Collected data:
□ □ □ □ □
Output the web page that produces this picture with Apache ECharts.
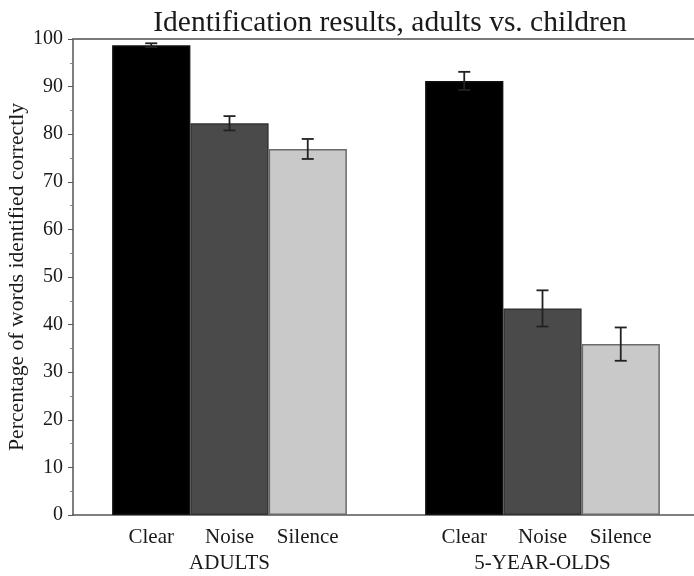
<!DOCTYPE html>
<html>
<head>
<meta charset="utf-8">
<title>Identification results</title>
<script src="https://cdn.jsdelivr.net/npm/echarts@6/dist/echarts.min.js"></script>
<style>
  html, body { margin: 0; padding: 0; background: #fff; }
  #chart { width: 694px; height: 576px; }
</style>
</head>
<body>
<div id="chart"></div>
<script>
// slots along x: blank, adults x3, blank, children x3, blank
var slotLabels = ['', 'Clear', 'Noise', 'Silence', '', 'Clear', 'Noise', 'Silence', ''];
var groupLabels = {2: 'ADULTS', 6: '5-YEAR-OLDS'};

var conditions = ['Clear', 'Noise', 'Silence'];
var adultMeans = [98.7, 82.3, 76.9];
var adultErr = [0.4, 1.5, 2.1];
var childMeans = [91.2, 43.4, 35.9];
var childErr = [1.9, 3.8, 3.5];

var barColors = ['#000000', '#4a4a4a', '#c9c9c9'];
var borderColors = ['#111111', '#333333', '#6a6a6a'];

var yMin = 0, yMax = 100, yStep = 10;

var FONT = '"Liberation Serif", "DejaVu Serif", serif';

// build bar items and error bar items
var barData = [];
var errData = [];
slotLabels.forEach(function (lab, i) {
    var ci = conditions.indexOf(lab);
    if (ci < 0) {
        barData.push('-');
        return;
    }
    var isChild = i > 4;
    var m = isChild ? childMeans[ci] : adultMeans[ci];
    var e = isChild ? childErr[ci] : adultErr[ci];
    barData.push({
        value: m,
        itemStyle: {color: barColors[ci], borderColor: borderColors[ci], borderWidth: 1.5}
    });
    errData.push([i, m - e, m + e]);
});

var chart = echarts.init(document.getElementById('chart'), null, {renderer: 'canvas'});

var option = {
    animation: false,
    backgroundColor: '#ffffff',
    title: {
        text: 'Identification results, adults vs. children',
        left: 385,
        textAlign: 'center',
        top: 3,
        textStyle: {fontFamily: FONT, fontSize: 29.5, fontWeight: 'normal', color: '#1a1a1a'}
    },
    // plot runs a few px past the right edge, like the original
    grid: {left: 73, right: -5, top: 39, bottom: 61, containLabel: false, outerBoundsMode: 'none'},
    xAxis: [{
        type: 'category',
        data: slotLabels,
        boundaryGap: false,
        axisLine: {show: true, lineStyle: {color: '#555', width: 1.5}},
        axisTick: {show: false},
        splitLine: {show: false},
        axisLabel: {
            interval: 0,
            margin: 9,
            fontFamily: FONT,
            fontSize: 21,
            lineHeight: 26,
            color: '#1a1a1a',
            formatter: function (v, idx) {
                return groupLabels[idx] ? v + '\n' + groupLabels[idx] : v;
            }
        }
    }, {
        type: 'value',
        position: 'top',
        axisLine: {show: true, onZero: false, lineStyle: {color: '#7a7a7a', width: 2}},
        axisTick: {show: false},
        axisLabel: {show: false},
        splitLine: {show: false}
    }],
    yAxis: {
        type: 'value',
        min: yMin,
        max: yMax,
        interval: yStep,
        name: 'Percentage of words identified correctly',
        nameLocation: 'middle',
        nameGap: 45,
        nameMoveOverlap: false,
        nameTextStyle: {fontFamily: FONT, fontSize: 21.7, color: '#1a1a1a'},
        axisLine: {show: true, lineStyle: {color: '#555', width: 1.5}},
        axisTick: {show: true, length: 5, lineStyle: {color: '#555'}},
        minorTick: {show: true, splitNumber: 2, length: 3, lineStyle: {color: '#888'}},
        splitLine: {show: false},
        axisLabel: {fontFamily: FONT, fontSize: 20, color: '#1a1a1a', margin: 10}
    },
    series: [{
        type: 'bar',
        data: barData,
        barWidth: '100%',
        barGap: '0%',
        barCategoryGap: '0%'
    }, {
        type: 'custom',
        data: errData,
        z: 5,
        renderItem: function (params, api) {
            var x = api.value(0);
            var lo = api.coord([x, api.value(1)]);
            var hi = api.coord([x, api.value(2)]);
            var half = 6;
            var style = {stroke: '#222', lineWidth: 1.8};
            return {
                type: 'group',
                children: [
                    {type: 'line', shape: {x1: lo[0], y1: lo[1], x2: hi[0], y2: hi[1]}, style: style},
                    {type: 'line', shape: {x1: lo[0] - half, y1: lo[1], x2: lo[0] + half, y2: lo[1]}, style: style},
                    {type: 'line', shape: {x1: hi[0] - half, y1: hi[1], x2: hi[0] + half, y2: hi[1]}, style: style}
                ]
            };
        }
    }]
};

chart.setOption(option);
</script>
</body>
</html>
□ □ □ □ □
Short exercise:
Copy out the listing exactly as it stands, but not the pictures.

Task answer:
Output the web page that produces this picture with Apache ECharts.
<!DOCTYPE html>
<html>
<head>
<meta charset="utf-8">
<title>Identification results</title>
<script src="https://cdn.jsdelivr.net/npm/echarts@6/dist/echarts.min.js"></script>
<style>
  html, body { margin: 0; padding: 0; background: #fff; }
  #chart { width: 694px; height: 576px; }
</style>
</head>
<body>
<div id="chart"></div>
<script>
// slots along x: blank, adults x3, blank, children x3, blank
var slotLabels = ['', 'Clear', 'Noise', 'Silence', '', 'Clear', 'Noise', 'Silence', ''];
var groupLabels = {2: 'ADULTS', 6: '5-YEAR-OLDS'};

var conditions = ['Clear', 'Noise', 'Silence'];
var adultMeans = [98.7, 82.3, 76.9];
var adultErr = [0.4, 1.5, 2.1];
var childMeans = [91.2, 43.4, 35.9];
var childErr = [1.9, 3.8, 3.5];

var barColors = ['#000000', '#4a4a4a', '#c9c9c9'];
var borderColors = ['#111111', '#333333', '#6a6a6a'];

var yMin = 0, yMax = 100, yStep = 10;

var FONT = '"Liberation Serif", "DejaVu Serif", serif';

// build bar items and error bar items
var barData = [];
var errData = [];
slotLabels.forEach(function (lab, i) {
    var ci = conditions.indexOf(lab);
    if (ci < 0) {
        barData.push('-');
        return;
    }
    var isChild = i > 4;
    var m = isChild ? childMeans[ci] : adultMeans[ci];
    var e = isChild ? childErr[ci] : adultErr[ci];
    barData.push({
        value: m,
        itemStyle: {color: barColors[ci], borderColor: borderColors[ci], borderWidth: 1.5}
    });
    errData.push([i, m - e, m + e]);
});

var chart = echarts.init(document.getElementById('chart'), null, {renderer: 'canvas'});

var option = {
    animation: false,
    backgroundColor: '#ffffff',
    title: {
        text: 'Identification results, adults vs. children',
        left: 385,
        textAlign: 'center',
        top: 3,
        textStyle: {fontFamily: FONT, fontSize: 29.5, fontWeight: 'normal', color: '#1a1a1a'}
    },
    // plot runs a few px past the right edge, like the original
    grid: {left: 73, right: -5, top: 39, bottom: 61, containLabel: false, outerBoundsMode: 'none'},
    xAxis: [{
        type: 'category',
        data: slotLabels,
        boundaryGap: false,
        axisLine: {show: true, lineStyle: {color: '#555', width: 1.5}},
        axisTick: {show: false},
        splitLine: {show: false},
        axisLabel: {
            interval: 0,
            margin: 9,
            fontFamily: FONT,
            fontSize: 21,
            lineHeight: 26,
            color: '#1a1a1a',
            formatter: function (v, idx) {
                return groupLabels[idx] ? v + '\n' + groupLabels[idx] : v;
            }
        }
    }, {
        type: 'value',
        position: 'top',
        axisLine: {show: true, onZero: false, lineStyle: {color: '#7a7a7a', width: 2}},
        axisTick: {show: false},
        axisLabel: {show: false},
        splitLine: {show: false}
    }],
    yAxis: {
        type: 'value',
        min: yMin,
        max: yMax,
        interval: yStep,
        name: 'Percentage of words identified correctly',
        nameLocation: 'middle',
        nameGap: 45,
        nameMoveOverlap: false,
        nameTextStyle: {fontFamily: FONT, fontSize: 21.7, color: '#1a1a1a'},
        axisLine: {show: true, lineStyle: {color: '#555', width: 1.5}},
        axisTick: {show: true, length: 5, lineStyle: {color: '#555'}},
        minorTick: {show: true, splitNumber: 2, length: 3, lineStyle: {color: '#888'}},
        splitLine: {show: false},
        axisLabel: {fontFamily: FONT, fontSize: 20, color: '#1a1a1a', margin: 10}
    },
    series: [{
        type: 'bar',
        data: barData,
        barWidth: '100%',
        barGap: '0%',
        barCategoryGap: '0%'
    }, {
        type: 'custom',
        data: errData,
        z: 5,
        renderItem: function (params, api) {
            var x = api.value(0);
            var lo = api.coord([x, api.value(1)]);
            var hi = api.coord([x, api.value(2)]);
            var half = 6;
            var style = {stroke: '#222', lineWidth: 1.8};
            return {
                type: 'group',
                children: [
                    {type: 'line', shape: {x1: lo[0], y1: lo[1], x2: hi[0], y2: hi[1]}, style: style},
                    {type: 'line', shape: {x1: lo[0] - half, y1: lo[1], x2: lo[0] + half, y2: lo[1]}, style: style},
                    {type: 'line', shape: {x1: hi[0] - half, y1: hi[1], x2: hi[0] + half, y2: hi[1]}, style: style}
                ]
            };
        }
    }]
};

chart.setOption(option);
</script>
</body>
</html>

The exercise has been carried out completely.